The Supreme Court announced Monday that it will use an unprecedented week's worth of argument time in late March to decide the constitutionality of President Barack Obama's historic health care overhaul before the 2012 presidential elections.
The high court scheduled arguments for March 26th, 27th and 28th over the Patient Protection and Affordable Care Act, which aims to provide health insurance to more than 30 million previously uninsured Americans. The arguments fill the entire court calendar that week with nothing but debate over Obama's signature domestic health care achievement.
With the March dates set, it means a final decision on the massive health care overhaul will likely come before Independence Day in the middle of Obama's re-election campaign. The new law has been vigorously opposed by all of Obama's prospective GOP opponents. Republicans have branded the law unconstitutional since before Obama signed it in a March 2010 ceremony.
In an extraordinary move, the justices are hearing more than five hours of arguments over the health care overhaul. In the modern era, the last time the court increased that time anywhere near this much was in 2003 for consideration of the McCain-Feingold campaign finance overhaul. That case consumed four hours of argument.
The Supreme Court will start the week of arguments that Monday with one hour on whether court action is premature because no one yet has paid a fine for not participating in the overhaul.
Federal law generally prohibits challenges to taxes until they are paid. The 4th U.S. Circuit Court of Appeals in Richmond, Va., ruled earlier this year that the penalty for not purchasing insurance will not be paid before federal income tax returns are due in April 2015, therefore it is too early for a court ruling.
Tuesday's arguments will take two hours, with lawyers debating the central issue of whether Congress overstepped its authority by requiring Americans to purchase health insurance starting in 2014 or pay a penalty.
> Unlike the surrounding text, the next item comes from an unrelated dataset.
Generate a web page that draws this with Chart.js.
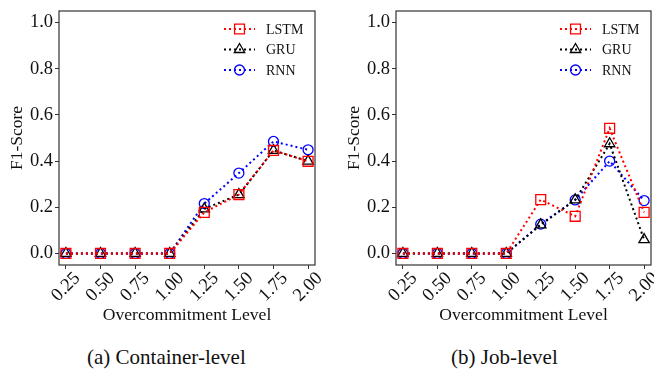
<!DOCTYPE html>
<html>
<head>
<meta charset="utf-8">
<script src="https://cdn.jsdelivr.net/npm/chart.js@4.4.1/dist/chart.umd.min.js"></script>
<style>
  body { margin: 0; background: #fff; width: 654px; height: 370px; overflow: hidden; position: relative; }
  .panel { position: absolute; top: 0; height: 340px; }
  #p1 { left: 0; width: 330px; }
  #p2 { left: 330px; width: 324px; }
  .caption { position: absolute; top: 345px; font-family: "Liberation Serif", serif; font-size: 21px; line-height: 24px; color: #111; white-space: nowrap; }
</style>
</head>
<body>
<div class="panel" id="p1"><canvas id="c1"></canvas></div>
<div class="panel" id="p2"><canvas id="c2"></canvas></div>
<div class="caption" style="left:87px">(a) Container-level</div>
<div class="caption" style="left:451px">(b) Job-level</div>
<script>
// overcommitment levels (x axis)
const levels = [0.25, 0.50, 0.75, 1.00, 1.25, 1.50, 1.75, 2.00];
const yTicks = [0.0, 0.2, 0.4, 0.6, 0.8, 1.0];

// (a) container-level F1
const lstmContainer = [0, 0, 0, 0, 0.178, 0.255, 0.446, 0.399];
const gruContainer  = [0, 0, 0, 0, 0.193, 0.255, 0.446, 0.400];
const rnnContainer  = [0, 0, 0, 0, 0.216, 0.348, 0.485, 0.449];

// (b) job-level F1
const lstmJob = [0, 0, 0, 0, 0.233, 0.161, 0.542, 0.178];
const gruJob  = [0, 0, 0, 0, 0.124, 0.232, 0.475, 0.060];
const rnnJob  = [0, 0, 0, 0, 0.127, 0.232, 0.400, 0.229];

const serif = '"Liberation Serif", "Times New Roman", serif';
const frameColor = '#333';
const textColor = '#111';
const tickFont = 18.5;

const seriesStyle = [
    { label: 'LSTM', color: '#ff0000', point: 'rect', radius: 7 },
    { label: 'GRU', color: '#000000', point: 'triangle', radius: 6 },
    { label: 'RNN', color: '#0000ff', point: 'circle', radius: 5 }
];

function makeDatasets(seriesList) {
    return seriesList.map((vals, i) => ({
        label: seriesStyle[i].label,
        data: levels.map((x, j) => ({ x: x, y: vals[j] })),
        borderColor: seriesStyle[i].color,
        borderWidth: 2,
        borderDash: [2, 3],
        pointStyle: seriesStyle[i].point,
        pointRadius: seriesStyle[i].radius,
        pointBorderWidth: 1.3,
        pointBackgroundColor: 'rgba(0,0,0,0)',
        pointBorderColor: seriesStyle[i].color,
        fill: false,
        tension: 0
    }));
}

// frame round the plot, rotated x labels (centred on tick like matplotlib) and the legend
const framePlugin = {
    id: 'frameAndLegend',
    afterDraw: (chart) => {
        const {ctx, chartArea} = chart;
        ctx.save();
        ctx.strokeStyle = frameColor;
        ctx.lineWidth = 1.2;
        ctx.strokeRect(chartArea.left, chartArea.top, chartArea.right - chartArea.left, chartArea.bottom - chartArea.top);

        // x tick labels
        const xs = chart.scales.x;
        ctx.fillStyle = textColor;
        ctx.font = tickFont + 'px ' + serif;
        ctx.textAlign = 'center';
        ctx.textBaseline = 'middle';
        levels.forEach(v => {
            ctx.save();
            ctx.translate(xs.getPixelForValue(v), chartArea.bottom + 22);
            ctx.rotate(-Math.PI / 4);
            ctx.fillText(v.toFixed(2), 0, 0);
            ctx.restore();
        });

        // legend
        const x0 = chartArea.right - 91;
        ctx.textAlign = 'left';
        chart.data.datasets.forEach((ds, i) => {
            const y = chartArea.top + 18 + i * 20.5;
            ctx.strokeStyle = ds.borderColor;
            ctx.lineWidth = 2;
            ctx.setLineDash([2, 3]);
            ctx.beginPath();
            ctx.moveTo(x0, y);
            ctx.lineTo(x0 + 31, y);
            ctx.stroke();
            ctx.setLineDash([]);
            ctx.lineWidth = 1.3;
            ctx.fillStyle = 'rgba(0,0,0,0)';
            Chart.helpers.drawPoint(ctx, {
                pointStyle: ds.pointStyle,
                radius: ds.pointRadius,
                borderWidth: 1.3,
                rotation: 0
            }, x0 + 15.5, y);
            ctx.fillStyle = textColor;
            ctx.font = '14px ' + serif;
            ctx.fillText(ds.label, x0 + 42, y + 1);
        });
        ctx.restore();
    }
};

function makeChart(canvasId, seriesList, yAxisWidth, rightPad, titleOffset) {
    return new Chart(document.getElementById(canvasId), {
        type: 'line',
        data: { datasets: makeDatasets(seriesList) },
        options: {
            responsive: true,
            maintainAspectRatio: false,
            animation: false,
            layout: { autoPadding: false, padding: { top: 11, right: rightPad, bottom: 0, left: 0 } },
            plugins: {
                legend: { display: false },
                tooltip: { enabled: false }
            },
            scales: {
                x: {
                    type: 'linear',
                    min: 0.2,
                    max: 2.05,
                    afterBuildTicks: s => { s.ticks = levels.map(v => ({ value: v })); },
                    afterFit: s => { s.height = 75; s.paddingLeft = 0; s.paddingRight = 0; },
                    ticks: { display: false },
                    grid: { drawOnChartArea: false, color: frameColor, tickLength: 4 },
                    border: { display: false },
                    title: {
                        display: true,
                        text: 'Overcommitment Level',
                        color: textColor,
                        font: { family: serif, size: 17.6 },
                        padding: { top: 0, bottom: 14 }
                    }
                },
                y: {
                    min: -0.05,
                    max: 1.05,
                    afterBuildTicks: s => { s.ticks = yTicks.map(v => ({ value: v })); },
                    afterFit: s => { s.width = yAxisWidth; s.paddingTop = 0; s.paddingBottom = 0; },
                    ticks: {
                        color: textColor,
                        font: { family: serif, size: tickFont },
                        padding: 2,
                        callback: v => v.toFixed(1)
                    },
                    grid: { drawOnChartArea: false, color: frameColor, tickLength: 4 },
                    border: { display: false },
                    title: {
                        display: true,
                        text: 'F1-Score',
                        color: textColor,
                        font: { family: serif, size: 17.5 },
                        padding: { top: titleOffset, bottom: 0 }
                    }
                }
            }
        },
        plugins: [framePlugin]
    });
}

makeChart('c1', [lstmContainer, gruContainer, rnnContainer], 59, 15, 6.5);
makeChart('c2', [lstmJob, gruJob, rnnJob], 66, 3, 13.5);
</script>
</body>
</html>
The White House says Congress used a "quintessential" power _ its constitutional ability to regulate interstate commerce, including the health care industry _ when it passed the overhaul.
But opponents of the law, and the 11th U.S. Circuit Court of Appeals in Atlanta, say that Congress overstepped its authority when lawmakers passed the individual mandate. A divided Atlanta court panel ruled that Congress cannot require people to "enter into contracts with private insurance companies for the purchase of an expensive product from the time they are born until the time they die."
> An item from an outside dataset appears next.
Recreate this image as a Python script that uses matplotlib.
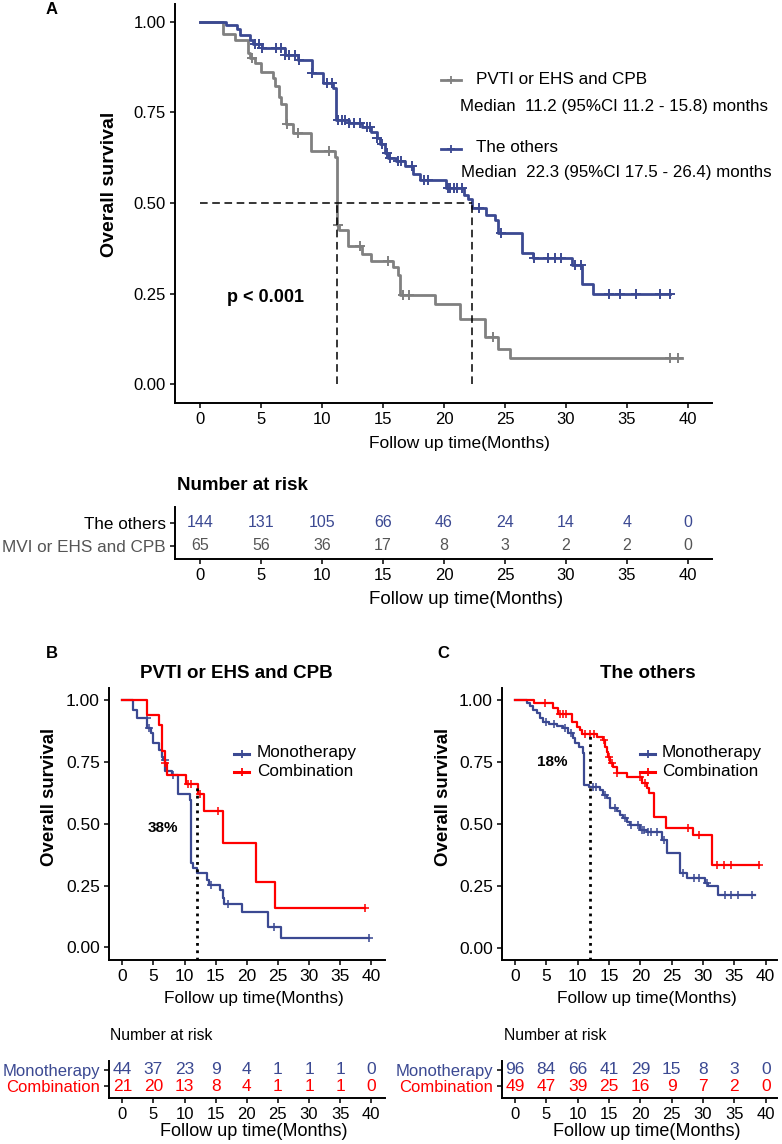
import numpy as np
import matplotlib
matplotlib.use('Agg')
import matplotlib.pyplot as plt
from matplotlib.lines import Line2D

plt.rcParams['font.family'] = ['Liberation Sans', 'DejaVu Sans']

# ---------------- data ----------------
# Panel A, PVTI or EHS and CPB (grey)
a_pvti_t = [1.9, 2.85, 3.9, 4.1, 4.5, 5.0, 5.95, 6.15, 6.5, 6.6, 7.05, 7.65, 9.1, 11.05, 11.2,
            11.42, 12.15, 13.25, 14.05, 15.85, 16.25, 16.4, 19.25, 21.3, 23.35, 24.45, 25.4]
a_pvti_s = [0.966, 0.949, 0.913, 0.899, 0.885, 0.860, 0.844, 0.822, 0.791, 0.773, 0.717, 0.694, 0.642, 0.627,
            0.439, 0.425, 0.38, 0.36, 0.340, 0.324, 0.301, 0.246, 0.222, 0.179, 0.130, 0.098, 0.073]
a_pvti_end = 39.5
a_pvti_cens = [4.3, 7.1, 8.0, 10.6, 11.3, 13.1, 15.4, 16.6, 17.1, 24.05, 38.5, 39.2]

# Panel A, the others (blue)
a_oth_t = [2.1, 3.0, 3.3, 4.1, 4.35, 5.05, 6.95, 8.05, 9.15, 10.1, 10.9, 11.15, 12.2, 13.25, 14.05, 14.5,
           14.75, 15.2, 15.4, 16.1, 16.8, 17.5, 18.0, 20.2, 21.6, 22.0, 22.3, 23.45, 24.2, 24.4, 26.4,
           27.3, 30.5, 31.3, 32.2]
a_oth_s = [0.991, 0.979, 0.963, 0.951, 0.940, 0.927, 0.908, 0.894, 0.859, 0.830, 0.816, 0.729, 0.720,
           0.710, 0.697, 0.678, 0.664, 0.637, 0.623, 0.616, 0.603, 0.581, 0.563, 0.540, 0.522, 0.510,
           0.485, 0.466, 0.453, 0.416, 0.363, 0.347, 0.328, 0.276, 0.250]
a_oth_end = 38.5
a_oth_cens = [4.5, 4.8, 5.1, 6.2, 6.6, 7.0, 7.3, 7.8, 8.1, 9.2, 10.4, 10.8, 11.3, 11.6, 11.9, 12.2, 12.6,
              13.1, 13.7, 13.9, 14.5, 14.9, 15.3, 15.6, 16.2, 16.5, 17.4, 18.4, 18.7, 20.3, 20.5, 20.8,
              21.05, 21.45, 22.9, 24.7, 27.4, 28.5, 29.1, 29.6, 30.7, 31.2, 33.5, 34.4, 35.7, 37.7, 38.5]

median_pvti = 11.2
median_oth = 22.3

# Panel B (PVTI or EHS and CPB): monotherapy / combination
b_mono_t = [1.77, 2.3, 4.02, 4.56, 4.99, 5.95, 6.33, 6.6, 6.92, 7.94, 9.0, 10.9, 11.05, 11.4, 11.96,
            13.57, 14.0, 15.7, 16.1, 16.35, 19.2, 23.4, 25.5]
b_mono_s = [0.961, 0.927, 0.887, 0.866, 0.826, 0.799, 0.772, 0.758, 0.715, 0.698, 0.621, 0.597, 0.340,
            0.320, 0.300, 0.273, 0.252, 0.232, 0.198, 0.175, 0.142, 0.084, 0.040]
b_mono_end = 39.6
b_mono_cens = [3.9, 4.3, 6.9, 8.2, 14.3, 17.0, 24.3, 39.6]

b_comb_t = [3.91, 5.9, 6.43, 6.86, 7.13, 10.24, 12.23, 13.14, 16.25, 21.45, 24.56]
b_comb_s = [0.939, 0.900, 0.796, 0.745, 0.698, 0.661, 0.621, 0.552, 0.424, 0.263, 0.158]
b_comb_end = 39.0
b_comb_cens = [6.9, 10.5, 11.1, 12.4, 15.4, 39.0]

# Panel C (the others): monotherapy / combination
c_mono_t = [1.97, 2.39, 2.93, 3.46, 3.99, 4.52, 5.48, 6.65, 7.71, 8.51, 9.2, 9.57, 10.27, 10.8, 11.06,
            11.86, 13.56, 14.1, 14.63, 15.16, 16.22, 16.76, 17.29, 17.82, 18.35, 19.95, 21.0, 23.4,
            24.2, 26.33, 27.4, 30.3, 30.85, 32.45]
c_mono_s = [0.991, 0.977, 0.961, 0.948, 0.927, 0.914, 0.905, 0.897, 0.887, 0.867, 0.847, 0.827, 0.813,
            0.786, 0.659, 0.652, 0.638, 0.618, 0.605, 0.565, 0.555, 0.538, 0.524, 0.511, 0.497, 0.477,
            0.468, 0.437, 0.383, 0.305, 0.282, 0.262, 0.253, 0.215]
c_mono_end = 38.3
c_mono_cens = [5.0, 6.2, 8.0, 9.0, 12.4, 13.0, 14.4, 16.0, 17.5, 18.5, 19.6, 20.3, 20.6, 21.3, 21.7,
               22.6, 23.7, 26.8, 28.5, 29.3, 30.6, 33.5, 34.5, 35.6, 37.8]

c_comb_t = [3.03, 6.12, 6.91, 9.04, 9.84, 10.37, 10.64, 13.03, 14.1, 14.36, 14.63, 14.89, 15.16, 15.69,
            16.22, 17.82, 20.21, 21.0, 21.44, 22.23, 24.1, 28.46, 31.38]
c_comb_s = [0.991, 0.968, 0.945, 0.914, 0.891, 0.880, 0.864, 0.851, 0.840, 0.813, 0.793, 0.773, 0.749,
            0.733, 0.706, 0.692, 0.665, 0.645, 0.625, 0.528, 0.484, 0.457, 0.336]
c_comb_end = 39.0
c_comb_cens = [4.8, 7.2, 7.7, 8.1, 11.2, 12.0, 12.6, 14.2, 15.0, 15.4, 16.3, 20.0, 20.8, 27.6, 29.4,
               32.3, 33.3, 34.5, 39.0]

landmark = 12

# numbers at risk
risk_times = [0, 5, 10, 15, 20, 25, 30, 35, 40]
risk_a_oth = [144, 131, 105, 66, 46, 24, 14, 4, 0]
risk_a_pvti = [65, 56, 36, 17, 8, 3, 2, 2, 0]
risk_b_mono = [44, 37, 23, 9, 4, 1, 1, 1, 0]
risk_b_comb = [21, 20, 13, 8, 4, 1, 1, 1, 0]
risk_c_mono = [96, 84, 66, 41, 29, 15, 8, 3, 0]
risk_c_comb = [49, 47, 39, 25, 16, 9, 7, 2, 0]

BLUE = '#3B4992'
GREY = '#808080'
RED = '#FF0000'
DGREY = '#555555'

W, H = 782, 1144
fig = plt.figure(figsize=(W / 100, H / 100), dpi=100)


def add_ax(l, t, r, b):
    return fig.add_axes([l / W, 1 - b / H, (r - l) / W, (b - t) / H])


def ftext(x, y, s, **kw):
    kw.setdefault('ha', 'center')
    kw.setdefault('va', 'center')
    return fig.text(x / W, 1 - y / H, s, **kw)


def surv_at(t, s, x):
    idx = np.searchsorted(t, x, side='right')
    vals = np.concatenate([[1.0], s])
    return vals[idx]


def km(ax, t, s, t_end, cens, color, lw, ms):
    xs = np.concatenate([[0], t, [t_end]])
    ys = np.concatenate([[1], s, [s[-1]]])
    ax.step(xs, ys, where='post', color=color, lw=lw)
    ax.plot(cens, surv_at(t, s, cens), ls='none', marker='+', ms=ms, mew=lw * 0.7, color=color)


def style(ax, xlim, ylim, fs, yticks=True):
    for sp in ['top', 'right']:
        ax.spines[sp].set_visible(False)
    for sp in ['left', 'bottom']:
        ax.spines[sp].set_linewidth(1.4)
    ax.set_xlim(*xlim)
    ax.set_ylim(*ylim)
    ax.set_xticks(risk_times)
    ax.tick_params(length=3.5, width=1.1, labelsize=fs, pad=3)
    if yticks:
        ax.set_yticks([0, 0.25, 0.5, 0.75, 1.0])
        ax.set_yticklabels(['0.00', '0.25', '0.50', '0.75', '1.00'])


def key(x0, x1, y, color, lw):
    fy = 1 - y / H
    fig.add_artist(Line2D([x0 / W, x1 / W], [fy, fy], color=color, lw=lw))
    fig.add_artist(Line2D([(x0 + x1) / 2 / W], [fy], marker='+', ms=6, mew=1.3, color=color))


def risk_table(ax, xlim, rows, labels, colors, num_colors, label_colors, fs_num, fs_lab, fs_tick):
    style(ax, xlim, (0, 1), fs_tick, yticks=False)
    ax.set_yticks(rows)
    ax.set_yticklabels(labels, fontsize=fs_lab)
    for lab, c in zip(ax.get_yticklabels(), label_colors):
        lab.set_color(c)
    for row, vals, c in zip(rows, colors, num_colors):
        for tt, v in zip(risk_times, vals):
            ax.text(tt, row, str(v), ha='center', va='center', fontsize=fs_num, color=c)


# ---------------- Panel A ----------------
axA = add_ax(175, 4, 712, 403)
style(axA, (-2.05, 41.97), (-0.052, 1.049), 12)
km(axA, a_pvti_t, a_pvti_s, a_pvti_end, a_pvti_cens, GREY, 2.0, 7)
km(axA, a_oth_t, a_oth_s, a_oth_end, a_oth_cens, BLUE, 2.0, 7)
dash = (0, (5, 3))
axA.plot([0, median_oth], [0.5, 0.5], color='black', lw=1.1, ls=dash)
axA.plot([median_pvti, median_pvti], [0, 0.5], color='black', lw=1.1, ls=dash)
axA.plot([median_oth, median_oth], [0, 0.5], color='black', lw=1.1, ls=dash)
axA.text(5.4, 0.24, 'p < 0.001', ha='center', va='center', fontsize=13, fontweight='bold')

ftext(52, 9, 'A', fontsize=12, fontweight='bold')
ftext(110, 184, 'Overall survival', rotation=90, fontsize=14, fontweight='bold')
ftext(459, 443, 'Follow up time(Months)', fontsize=12.5)

key(441, 461, 80, GREY, 2.0)
ftext(476, 80, 'PVTI or EHS and CPB', ha='left', fontsize=12.3)
ftext(460, 107, 'Median  11.2 (95%CI 11.2 - 15.8) months', ha='left', fontsize=12.2)
key(441, 461, 149, BLUE, 2.0)
ftext(476, 148, 'The others', ha='left', fontsize=12.3)
ftext(461, 173, 'Median  22.3 (95%CI 17.5 - 26.4) months', ha='left', fontsize=12.2)

# risk table A
tA = add_ax(175, 507, 712, 559)
risk_table(tA, (-2.05, 41.97), [0.698, 0.256], ['The others', 'MVI or EHS and CPB'],
           [risk_a_oth, risk_a_pvti], [BLUE, DGREY], ['black', DGREY], 11.5, 12.3, 12)
ftext(177, 485, 'Number at risk', ha='left', fontsize=13.5, fontweight='bold')
ftext(466, 599, 'Follow up time(Months)', fontsize=13.5)

# ---------------- Panels B and C ----------------
panels = [
    dict(l=109, r=385, xlim=(-2.14, 42.2), ylim=(-0.051, 1.05), letter='B', lx=52, title='PVTI or EHS and CPB',
         tx=236, ylx=50, xlx=254, mono=(b_mono_t, b_mono_s, b_mono_end, b_mono_cens),
         comb=(b_comb_t, b_comb_s, b_comb_end, b_comb_cens), pct='38%', pxy=(6.5, 0.483),
         k0=234, k1=249, kt=257, rl=110, risk=(risk_b_mono, risk_b_comb)),
    dict(l=502, r=777, xlim=(-2.07, 41.8), ylim=(-0.047, 1.05), letter='C', lx=443, title='The others',
         tx=648, ylx=443, xlx=647, mono=(c_mono_t, c_mono_s, c_mono_end, c_mono_cens),
         comb=(c_comb_t, c_comb_s, c_comb_end, c_comb_cens), pct='18%', pxy=(5.9, 0.751),
         k0=640, k1=655, kt=662, rl=504, risk=(risk_c_mono, risk_c_comb)),
]

for p in panels:
    ax = add_ax(p['l'], 688, p['r'], 960)
    style(ax, p['xlim'], p['ylim'], 12.5)
    km(ax, *p['mono'], BLUE, 1.6, 6)
    km(ax, *p['comb'], RED, 1.6, 6)
    ct, cs = p['comb'][0], p['comb'][1]
    ax.plot([landmark, landmark], [p['ylim'][0], surv_at(ct, cs, landmark)], color='black', lw=2.0, ls=':')
    ax.text(p['pxy'][0], p['pxy'][1], p['pct'], ha='center', va='center', fontsize=11, fontweight='bold')

    ftext(p['lx'], 653, p['letter'], fontsize=12, fontweight='bold')
    ftext(p['tx'], 673, p['title'], fontsize=13.5, fontweight='bold')
    ftext(p['ylx'], 797, 'Overall survival', rotation=90, fontsize=13.4, fontweight='bold')
    ftext(p['xlx'], 999, 'Follow up time(Months)', fontsize=12.4)

    key(p['k0'], p['k1'], 754, BLUE, 2.2)
    ftext(p['kt'], 753, 'Monotherapy', ha='left', fontsize=12.3)
    key(p['k0'], p['k1'], 772, RED, 2.2)
    ftext(p['kt'], 771, 'Combination', ha='left', fontsize=12.3)

    t = add_ax(p['l'], 1061, p['r'], 1098)
    risk_table(t, p['xlim'], [0.757, 0.324], ['Monotherapy', 'Combination'],
               list(p['risk']), [BLUE, RED], [BLUE, RED], 12.5, 12, 12)
    ftext(p['rl'], 1036, 'Number at risk', ha='left', fontsize=11.3)
    ftext(p['xlx'], 1132, 'Follow up time(Months)', fontsize=13)

fig.savefig('out.png', dpi=100)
The Atlanta court is the only one of four appellate courts that found the mandate unconstitutional.
Finally, Wednesday's arguments will be split into two parts, with justices hearing 90 minutes of debate over whether the rest of the law can take effect even if the health insurance mandate is unconstitutional and an extra hour of arguments over whether the law goes too far in coercing states to participate in the health care overhaul by threatening to cutoff federal money.
The law's opponents say the whole thing should fall if the individual mandate falls. The administration counters that most of the law still could function, but says the requirements that insurers cover anyone and not set higher rates for people with pre-existing conditions are inextricably linked with the mandate and shouldn't remain in place without it.
The court also will look at the expansion of the joint federal-state Medicaid program that provides health care to poorer Americans, even though no lower court called that provision into question. Florida and 25 other states argued unsuccessfully in lower courts that the law goes too far in coercing them to participate by threatening a cutoff of federal money. The states contend that the vast Medicaid expansion and the requirement that employers offer health insurance violate the Constitution.